> STATED TASK
Leave the pictures out and copy exactly the lines from the line containing "Recreate this image" to the line containing "ion: '[M+H]', charge: '+'", both lines included.

Records
════════════════════
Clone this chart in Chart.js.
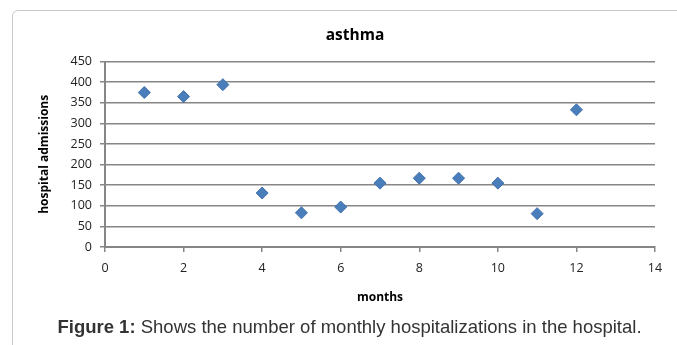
<!DOCTYPE html>
<html>
<head>
<meta charset="utf-8">
<script src="https://cdn.jsdelivr.net/npm/chart.js@4/dist/chart.umd.min.js"></script>
<style>
  html, body { margin: 0; padding: 0; background: #fff; overflow: hidden; }
  #wrap { position: relative; width: 677px; height: 345px; }
  #frame {
    position: absolute; left: 12px; top: 10px; width: 720px; height: 400px;
    border: 1px solid #c9c9c9; border-radius: 6px; box-sizing: border-box;
  }
  #asthmaChart { position: absolute; left: 0; top: 0; }
  #caption {
    position: absolute; left: 0; width: 677px; top: 316px; text-align: center;
    font-family: "Liberation Sans", Arial, sans-serif; font-size: 18.5px; color: #333;
    padding-left: 22px; box-sizing: border-box; white-space: nowrap;
  }
</style>
</head>
<body>
<div id="wrap">
  <div id="frame"></div>
  <canvas id="asthmaChart" width="677" height="345"></canvas>
  <div id="caption"><b>Figure 1:</b> Shows the number of monthly hospitalizations in the hospital.</div>
</div>
<script>
// Monthly hospital admissions for asthma
const months = [1, 2, 3, 4, 5, 6, 7, 8, 9, 10, 11, 12];
const admissions = [375, 365, 394, 131, 83, 97, 155, 167, 167, 155, 81, 333];

// Axis ranges / tick steps
const xTicks = [0, 14, 2];   // min, max, step
const yTicks = [0, 450, 50];

const gridGray = '#868686';
const labelFont = { family: '"Open Sans", "Noto Sans", sans-serif', size: 12.5 };
const boldFont = { family: '"Open Sans", "Noto Sans", sans-serif', size: 12, weight: 'bold' };

const ctx = document.getElementById('asthmaChart').getContext('2d');

// left padding is wider so the title centres over the plot like the original;
// the y axis title is pulled back out with a negative padding
new Chart(ctx, {
    type: 'scatter',
    data: {
        datasets: [{
            label: 'asthma',
            data: months.map((m, i) => ({ x: m, y: admissions[i] })),
            pointStyle: 'rectRot',
            pointRadius: 6,
            pointHoverRadius: 6,
            backgroundColor: '#4a7ebb',
            borderColor: '#3f70ad',
            borderWidth: 1
        }]
    },
    options: {
        responsive: false,
        animation: false,
        layout: { padding: { left: 55, right: 22, top: 0, bottom: 38 } },
        plugins: {
            legend: { display: false },
            tooltip: { enabled: false },
            title: {
                display: true,
                text: 'asthma',
                color: '#000',
                font: { family: '"Open Sans", "Noto Sans", sans-serif', size: 15.5, weight: 'bold' },
                padding: { top: 26, bottom: 17 }
            }
        },
        scales: {
            x: {
                type: 'linear',
                min: xTicks[0],
                max: xTicks[1],
                ticks: { stepSize: xTicks[2], color: '#222', font: labelFont, padding: 9, maxRotation: 0 },
                grid: { drawOnChartArea: false, drawTicks: true, tickLength: 5, color: gridGray, lineWidth: 1.5 },
                border: { display: true, color: gridGray, width: 2 },
                title: { display: true, text: 'months', color: '#000', font: boldFont, padding: { top: 4, bottom: 2 } },
                afterFit: scale => { scale.height = 60; }
            },
            y: {
                min: yTicks[0],
                max: yTicks[1],
                ticks: { stepSize: yTicks[2], color: '#222', font: labelFont, padding: 8 },
                grid: { drawOnChartArea: true, drawTicks: true, tickLength: 5, color: gridGray, lineWidth: 1.5 },
                border: { display: true, color: gridGray, width: 2 },
                title: { display: true, text: 'hospital admissions', color: '#000', font: boldFont, padding: { top: -18, bottom: 0 } },
                afterFit: scale => { scale.width = 50; }
            }
        }
    }
});
</script>
</body>
</html>
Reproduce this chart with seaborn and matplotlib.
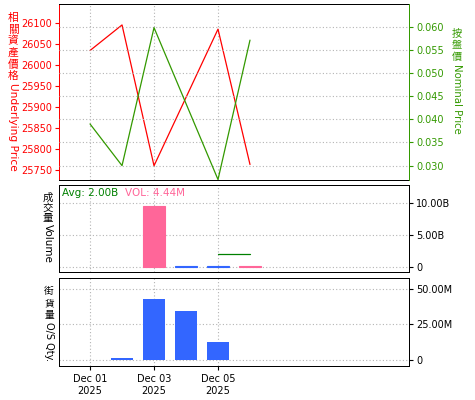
import numpy as np
import pandas as pd
import matplotlib
matplotlib.use('Agg')
import matplotlib.pyplot as plt
import seaborn as sns

# price lines (day of Dec 2025)
price_days = [1, 2, 3, 5, 6]
underlying = [26035, 26096, 25760, 26086, 25763]
nominal = [0.0390, 0.0300, 0.0598, 0.0270, 0.0571]

# volume panel (billions)
vol_days = [3, 4, 5, 6]
volume_b = [9.5, 0.12, 0.12, 0.12]
vol_dir = ['up', 'down', 'down', 'up']
avg_days = [5, 6]
avg_vol = [2.0, 2.0]

# outstanding quantity (millions)
os_days = [2, 3, 4, 5]
os_qty = [1.4, 43.0, 34.5, 12.9]

x_ticks = [1, 3, 5]
x_labels = ['Dec 01\n2025', 'Dec 03\n2025', 'Dec 05\n2025']
left_ticks = [25750, 25800, 25850, 25900, 25950, 26000, 26050, 26100]
right_ticks = [0.030, 0.035, 0.040, 0.045, 0.050, 0.055, 0.060]
vol_ticks = [0, 5, 10]
vol_labels = ['0', '5.00B', '10.00B']
os_ticks = [0, 25, 50]
os_labels = ['0', '25.00M', '50.00M']

RED = '#ff0000'
GREEN = '#339900'
DKGREEN = '#008000'
PINK = '#ff6699'
BLUE = '#3366ff'
GRID = '#b4b4b4'
CJK = 'Noto Sans CJK TC'

sns.set_theme(style='white')
plt.rcParams['font.family'] = ['DejaVu Sans', CJK]

W, H = 475, 400
fig = plt.figure(figsize=(W / 100, H / 100), dpi=100)
fig.patch.set_facecolor('white')


def box(top, bottom):
    return [59 / W, 1 - bottom / H, 350 / W, (bottom - top) / H]


ax1 = fig.add_axes(box(4, 180))
ax2 = fig.add_axes(box(185, 272), sharex=ax1)
ax3 = fig.add_axes(box(278, 366), sharex=ax1)
tw = ax1.twinx()

prices = pd.DataFrame({'day': price_days, 'under': underlying, 'nom': nominal})
sns.lineplot(data=prices, x='day', y='under', color=RED, lw=0.9, ax=ax1)
sns.lineplot(data=prices, x='day', y='nom', color=GREEN, lw=0.9, ax=tw)

vols = pd.DataFrame({'day': vol_days, 'vol': volume_b, 'dir': vol_dir})
sns.barplot(data=vols, x='day', y='vol', hue='dir', palette={'up': PINK, 'down': BLUE},
            native_scale=True, width=0.69, dodge=False, legend=False, saturation=1,
            ax=ax2)
for p in ax2.patches:
    p.set_edgecolor(p.get_facecolor())
    p.set_linewidth(0.8)
sns.lineplot(x=avg_days, y=avg_vol, color=DKGREEN, lw=0.9, ax=ax2)

oss = pd.DataFrame({'day': os_days, 'qty': os_qty})
sns.barplot(data=oss, x='day', y='qty', color=BLUE, saturation=1,
            native_scale=True, width=0.69, linewidth=0, ax=ax3)

ax1.set_ylim(25726, 26146)
tw.set_ylim(0.0269, 0.0649)
ax2.set_ylim(-0.8, 12.8)
ax3.set_ylim(-4.2, 57.7)

dot = (0, (1, 1))
for ax in (ax1, ax2, ax3, tw):
    ax.set_xlabel('')
    ax.set_ylabel('')
    ax.set_facecolor('none')
    for s in ax.spines.values():
        s.set_linewidth(0.72)
        s.set_color('black')
        s.set_linestyle(dot)

# panel 1
ax1.set_xticks(x_ticks)
ax1.set_yticks(left_ticks)
ax1.yaxis.set_major_formatter(matplotlib.ticker.StrMethodFormatter('{x:.0f}'))
ax1.tick_params(axis='y', colors=RED, labelsize=7, length=3, width=0.8, pad=2,
                left=True, labelleft=True)
ax1.tick_params(axis='x', length=0, labelbottom=False)
ax1.spines['left'].set_linestyle('-')
ax1.spines['left'].set_color(RED)
ax1.spines['right'].set_visible(False)
ax1.grid(axis='x', color=GRID, ls=(0, (1, 2)), lw=0.8)

tw.set_yticks(right_ticks)
tw.yaxis.set_major_formatter(matplotlib.ticker.StrMethodFormatter('{x:.3f}'))
tw.tick_params(axis='y', colors=GREEN, labelsize=7, length=3, width=0.8, pad=2, right=True)
tw.spines['right'].set_linestyle('-')
tw.spines['right'].set_color(GREEN)
for s in ('left', 'top', 'bottom'):
    tw.spines[s].set_visible(False)
tw.grid(axis='y', color=GRID, ls=(0, (1, 2)), lw=0.8)

# panels 2 and 3
for ax, ticks, labels in ((ax2, vol_ticks, vol_labels), (ax3, os_ticks, os_labels)):
    ax.yaxis.tick_right()
    ax.set_yticks(ticks)
    ax.set_yticklabels(labels)
    ax.tick_params(axis='y', colors='black', labelsize=7, length=3, width=0.8, pad=2,
                   right=True, left=False)
    ax.spines['right'].set_linestyle('-')
    ax.grid(True, color=GRID, ls=(0, (1, 2)), lw=0.8)
    ax.set_axisbelow(True)

ax2.tick_params(axis='x', length=0, labelbottom=False)
ax3.spines['bottom'].set_linestyle('-')
ax3.set_xticks(x_ticks)
ax3.set_xticklabels(x_labels)
ax3.tick_params(axis='x', labelsize=7, length=3, width=0.8, pad=3, bottom=True,
                colors='black')
ax1.set_xlim(0.03, 10.97)

ax2.text(0.008, 0.97, 'Avg: 2.00B', transform=ax2.transAxes, color=DKGREEN,
         fontsize=7.5, ha='left', va='top')
ax2.text(0.188, 0.97, 'VOL: 4.44M', transform=ax2.transAxes, color=PINK,
         fontsize=7.5, ha='left', va='top')


def vlabel(x, y0, cjk, latin, color, size, step):
    for i, ch in enumerate(cjk):
        fig.text(x / W, 1 - (y0 + step * i + step / 2) / H, ch, ha='center', va='center',
                 fontsize=size, color=color, family=CJK)
    fig.text(x / W, 1 - (y0 + step * len(cjk) + 1) / H, latin, rotation=270,
             ha='center', va='top', fontsize=size, color=color)


vlabel(13, 12, '相關資產價格', 'Underlying Price', RED, 7.7, 11.7)
vlabel(457, 28, '按盤價', 'Nominal Price', GREEN, 7.3, 11.7)
vlabel(48, 193, '成交量', 'Volume', 'black', 7.5, 10)
vlabel(49, 285, '街貨量', 'O/S Qty.', 'black', 7, 12)

fig.savefig('out.png', dpi=100)
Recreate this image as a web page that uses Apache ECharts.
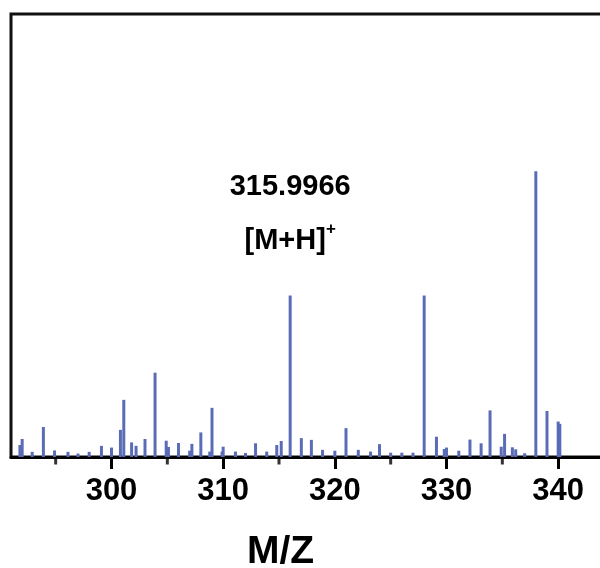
<!DOCTYPE html>
<html>
<head>
<meta charset="utf-8">
<script src="https://cdn.jsdelivr.net/npm/echarts@6/dist/echarts.min.js"></script>
<style>
  html, body { margin: 0; padding: 0; background: #fff; }
  #chart { width: 600px; height: 568px; }
</style>
</head>
<body>
<div id="chart"></div>
<script>
// peak positions (m/z) and relative intensities (338 peak = 100)
const mz = [
  291.8, 292.0, 292.9, 293.9, 294.9, 296.1, 297.0, 298.0, 299.1, 300.0,
  300.8, 301.1, 301.8, 302.2, 303.0, 303.9, 304.9, 305.1, 306.0, 307.0,
  307.2, 308.0, 308.8, 309.0, 309.9, 310.0, 311.1, 312.0, 312.9, 313.9,
  314.8, 315.2, 316.0, 317.0, 317.9, 318.9, 320.0, 321.0, 322.1, 323.2,
  324.0, 325.0, 326.0, 327.0, 328.0, 329.1, 329.8, 330.0, 331.1, 332.1,
  333.1, 333.9, 334.9, 335.2, 335.9, 336.2, 337.0, 338.0, 339.0, 340.0,
  340.15
];
const intensity = [
  4.2, 6.3, 1.8, 10.5, 2.3, 1.8, 1.2, 1.8, 3.9, 3.3,
  9.5, 20.0, 5.1, 3.9, 6.3, 29.5, 5.7, 3.5, 4.9, 2.2,
  4.6, 8.6, 1.9, 17.2, 1.9, 3.6, 1.9, 1.4, 4.8, 1.9,
  4.2, 5.6, 56.5, 6.6, 6.0, 2.5, 2.2, 10.1, 2.5, 1.9,
  4.5, 1.5, 1.5, 1.5, 56.5, 7.1, 2.8, 3.3, 2.2, 6.1,
  4.8, 16.3, 3.6, 8.1, 3.4, 2.7, 1.3, 100, 16.1, 12.4,
  11.6
];
const majorTicks = [300, 310, 320, 330, 340];
const minorTicks = [295, 305, 315, 325, 335];
const peakLabel = { mz: 316.0, value: 56.5, mass: '315.9966', ion: '[M+H]', charge: '+' };

const font = 'Arial, "Liberation Sans", sans-serif';
const chart = echarts.init(document.getElementById('chart'));

const options = {
  animation: false,
  backgroundColor: '#fff',
  grid: {
    left: 11,
    top: 14,
    width: 603,
    bottom: 111,
    outerBoundsMode: 'none',
    show: true,
    borderColor: '#111',
    borderWidth: 3
  },
  xAxis: {
    type: 'value',
    min: 291,
    max: 345,
    splitLine: { show: false },
    axisLine: { show: true, lineStyle: { color: '#000', width: 3 } },
    axisTick: {
      show: true,
      customValues: majorTicks,
      length: 12,
      lineStyle: { color: '#000', width: 3 }
    },
    axisLabel: {
      customValues: majorTicks,
      color: '#000',
      fontFamily: font,
      fontWeight: 'bold',
      fontSize: 31,
      margin: 19
    },
    name: 'M/Z',
    nameLocation: 'middle',
    nameGap: 76,
    nameTextStyle: {
      color: '#000',
      fontFamily: font,
      fontWeight: 'bold',
      fontSize: 39,
      padding: [0, 64, 0, 0]
    }
  },
  yAxis: {
    type: 'value',
    min: 0,
    max: 155,
    show: false
  },
  series: [
    {
      type: 'bar',
      barWidth: 3,
      itemStyle: { color: '#5a6cb6' },
      data: mz.map((m, i) => [m, intensity[i]]),
      markPoint: {
        symbol: 'circle',
        symbolSize: 0,
        data: [{ coord: [peakLabel.mz, peakLabel.value] }],
        label: {
          show: true,
          position: 'top',
          offset: [0, -23],
          formatter: `{a|${peakLabel.mass}}\n{b|${peakLabel.ion}}{s|${peakLabel.charge}}`,
          rich: {
            a: { fontFamily: font, fontWeight: 'bold', fontSize: 29, color: '#000', lineHeight: 54 },
            b: { fontFamily: font, fontWeight: 'bold', fontSize: 29, color: '#000', lineHeight: 54 },
            s: { fontFamily: font, fontWeight: 'bold', fontSize: 17, color: '#000', verticalAlign: 'middle', lineHeight: 54, padding: [0, 0, 22, 0] }
          }
        }
      }
    },
    {
      // minor ticks at the half decades, hanging under the axis
      type: 'scatter',
      clip: false,
      silent: true,
      symbol: 'rect',
      symbolSize: [3, 7],
      symbolOffset: [0, 4],
      itemStyle: { color: '#000' },
      data: minorTicks.map(v => [v, 0])
    }
  ]
};
chart.setOption(options);
</script>
</body>
</html>
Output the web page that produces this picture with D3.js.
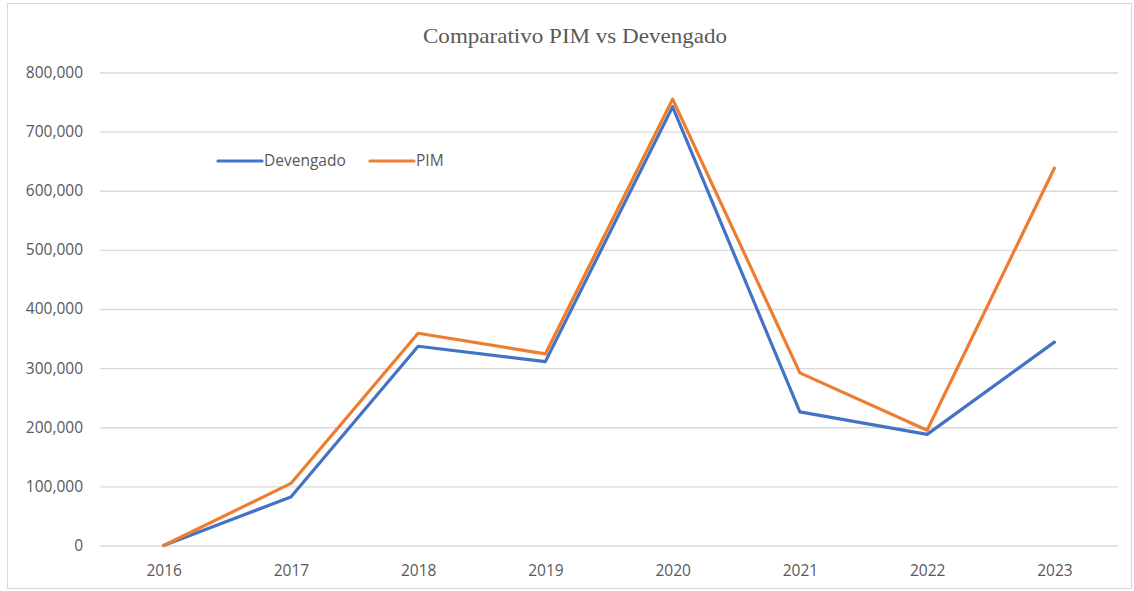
<!DOCTYPE html>
<html>
<head>
<meta charset="utf-8">
<script src="https://cdn.jsdelivr.net/npm/d3@7"></script>
<style>
  html, body { margin: 0; padding: 0; background: #fff; }
  svg { display: block; }
</style>
</head>
<body>
<svg id="chart" width="1134" height="591"></svg>
<script>
// Años del periodo analizado
const years = ["2016", "2017", "2018", "2019", "2020", "2021", "2022", "2023"];
// Montos devengados por año
const devengado = [0, 82000, 337000, 311000, 742000, 226000, 188000, 344000];
// Presupuesto institucional modificado (PIM) por año
const pim = [0, 105000, 359000, 324000, 755000, 292000, 195000, 638000];
// Marcas del eje vertical
const yTicks = [0, 100000, 200000, 300000, 400000, 500000, 600000, 700000, 800000];

const seriesList = [
  { name: "Devengado", values: devengado, color: "#4472C4" },
  { name: "PIM", values: pim, color: "#ED7D31" }
];

const svg = d3.select("#chart");
const labelFont = "'Open Sans', sans-serif";
const labelSize = 15.5;

// Marco del área del gráfico
svg.append("rect")
  .attr("x", 7.5).attr("y", 3.5)
  .attr("width", 1124).attr("height", 585)
  .attr("fill", "#fff")
  .attr("stroke", "#d9d9d9").attr("stroke-width", 1);

const plot = { left: 100, right: 1118, top: 72.5, bottom: 545.5 };

const x = d3.scalePoint().domain(years).range([plot.left, plot.right]).padding(0.5);
const y = d3.scaleLinear().domain([0, 800000]).range([plot.bottom, plot.top]);

// Título
svg.append("text")
  .attr("x", 575).attr("y", 43)
  .attr("text-anchor", "middle")
  .attr("font-family", "'Liberation Serif', 'Times New Roman', serif")
  .attr("font-size", 22)
  .attr("textLength", 304)
  .attr("lengthAdjust", "spacingAndGlyphs")
  .attr("fill", "#595959")
  .text("Comparativo PIM vs Devengado");

// Líneas de cuadrícula y etiquetas del eje Y
const yAxis = d3.axisLeft(y)
  .tickValues(yTicks)
  .tickSize(-(plot.right - plot.left))
  .tickPadding(17)
  .tickFormat(d3.format(","));

const gy = svg.append("g")
  .attr("transform", `translate(${plot.left},0)`)
  .call(yAxis);
gy.select(".domain").remove();
gy.selectAll(".tick line").attr("stroke", "#d9d9d9").attr("stroke-width", 1.3);
gy.selectAll(".tick text")
  .attr("fill", "#595959")
  .attr("font-family", labelFont)
  .attr("font-size", labelSize);

// Etiquetas del eje X
const xAxis = d3.axisBottom(x).tickSize(0).tickPadding(19);
const gx = svg.append("g")
  .attr("transform", `translate(0,${plot.bottom})`)
  .call(xAxis);
gx.select(".domain").remove();
gx.selectAll(".tick text")
  .attr("fill", "#595959")
  .attr("font-family", labelFont)
  .attr("font-size", labelSize);

// Series
const line = d3.line()
  .x((d, i) => x(years[i]))
  .y(d => y(d));

seriesList.forEach(s => {
  svg.append("path")
    .datum(s.values)
    .attr("d", line)
    .attr("fill", "none")
    .attr("stroke", s.color)
    .attr("stroke-width", 3.2)
    .attr("stroke-linejoin", "round")
    .attr("stroke-linecap", "round");
});

// Leyenda
const legend = svg.append("g").attr("transform", "translate(218,161)");
const legendX = [0, 152];
seriesList.forEach((s, i) => {
  const g = legend.append("g").attr("transform", `translate(${legendX[i]},0)`);
  g.append("line")
    .attr("x1", 0).attr("x2", 44).attr("y1", 0).attr("y2", 0)
    .attr("stroke", s.color).attr("stroke-width", 3.2).attr("stroke-linecap", "round");
  g.append("text")
    .attr("x", 46).attr("y", 0).attr("dy", "0.35em")
    .attr("fill", "#595959")
    .attr("font-family", labelFont)
    .attr("font-size", labelSize)
    .text(s.name);
});
</script>
</body>
</html>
════════════════════
> TASK ANSWER
Recreate this image as a web page that uses Apache ECharts.
<!DOCTYPE html>
<html>
<head>
<meta charset="utf-8">
<script src="https://cdn.jsdelivr.net/npm/echarts@6/dist/echarts.min.js"></script>
<style>
  html, body { margin: 0; padding: 0; background: #fff; }
  #chart { width: 600px; height: 568px; }
</style>
</head>
<body>
<div id="chart"></div>
<script>
// peak positions (m/z) and relative intensities (338 peak = 100)
const mz = [
  291.8, 292.0, 292.9, 293.9, 294.9, 296.1, 297.0, 298.0, 299.1, 300.0,
  300.8, 301.1, 301.8, 302.2, 303.0, 303.9, 304.9, 305.1, 306.0, 307.0,
  307.2, 308.0, 308.8, 309.0, 309.9, 310.0, 311.1, 312.0, 312.9, 313.9,
  314.8, 315.2, 316.0, 317.0, 317.9, 318.9, 320.0, 321.0, 322.1, 323.2,
  324.0, 325.0, 326.0, 327.0, 328.0, 329.1, 329.8, 330.0, 331.1, 332.1,
  333.1, 333.9, 334.9, 335.2, 335.9, 336.2, 337.0, 338.0, 339.0, 340.0,
  340.15
];
const intensity = [
  4.2, 6.3, 1.8, 10.5, 2.3, 1.8, 1.2, 1.8, 3.9, 3.3,
  9.5, 20.0, 5.1, 3.9, 6.3, 29.5, 5.7, 3.5, 4.9, 2.2,
  4.6, 8.6, 1.9, 17.2, 1.9, 3.6, 1.9, 1.4, 4.8, 1.9,
  4.2, 5.6, 56.5, 6.6, 6.0, 2.5, 2.2, 10.1, 2.5, 1.9,
  4.5, 1.5, 1.5, 1.5, 56.5, 7.1, 2.8, 3.3, 2.2, 6.1,
  4.8, 16.3, 3.6, 8.1, 3.4, 2.7, 1.3, 100, 16.1, 12.4,
  11.6
];
const majorTicks = [300, 310, 320, 330, 340];
const minorTicks = [295, 305, 315, 325, 335];
const peakLabel = { mz: 316.0, value: 56.5, mass: '315.9966', ion: '[M+H]', charge: '+' };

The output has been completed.